Kepentingan Dalam Negeri dan Simbolisme Nasionalis

Banyak pengamat melihat konflik ini tak sepenuhnya lepas dari dinamika politik dalam negeri. Thailand baru saja menghadapi kritik publik terkait kebijakan dalam negeri dan reformasi militer.

Di sisi lain, pemilu Kamboja dijadwalkan berlangsung akhir tahun ini.

“Dalam politik, konflik eksternal bisa jadi alat pengalihan isu dalam negeri. Nasionalisme mudah digerakkan ketika ada musuh di luar sana,” ujar Dr. Sophal Ear, dosen politik global di Arizona State University.

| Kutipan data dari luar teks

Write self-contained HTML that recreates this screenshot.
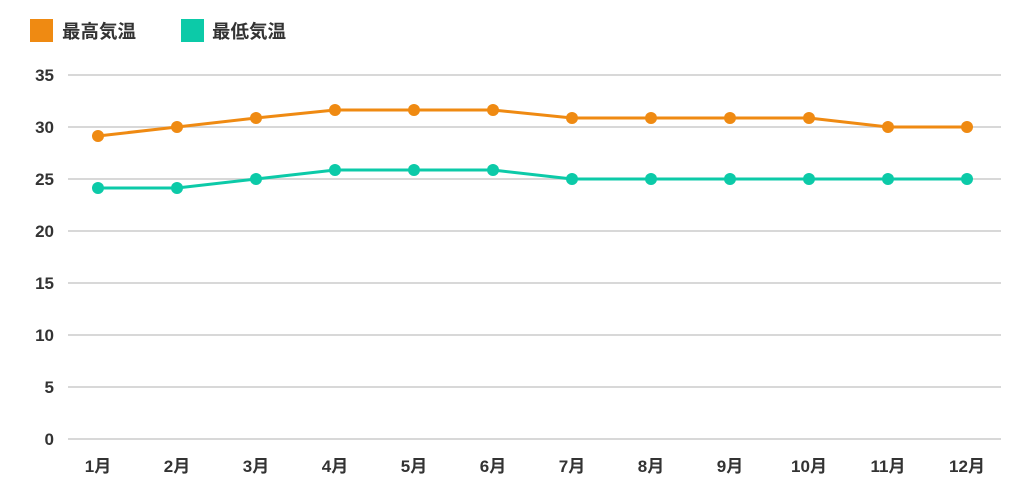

Apa yang Bisa Dipelajari dan Diharapkan?

Konflik Thailand–Kamboja menunjukkan betapa rapuhnya stabilitas di kawasan Asia Tenggara. Sengketa sejarah yang tak tuntas, dikombinasikan dengan media sosial dan kepentingan politik, bisa dengan cepat berubah menjadi krisis regional.

ASEAN dihadapkan pada ujian besar. Jika organisasi regional ini gagal menjadi penengah, konflik bisa meluas, bukan hanya ke aspek militer, tetapi juga ekonomi, sosial, dan hubungan antarwarga.

Konflik ini bukan hanya tentang peta atau kuil tua di perbatasan. Ini adalah refleksi dari luka sejarah, ego nasionalisme, dan kegagalan diplomasi yang terlalu lama menunda penyelesaian. 

Di tengah kepulan asap roket dan narasi provokatif, ada ribuan warga sipil yang kehilangan rumah, keamanan, dan harapan akan perdamaian.

Pertanyaannya kini bukan hanya siapa yang salah, tapi siapa yang akan berani menyelesaikan konflik ini secara bermartabat.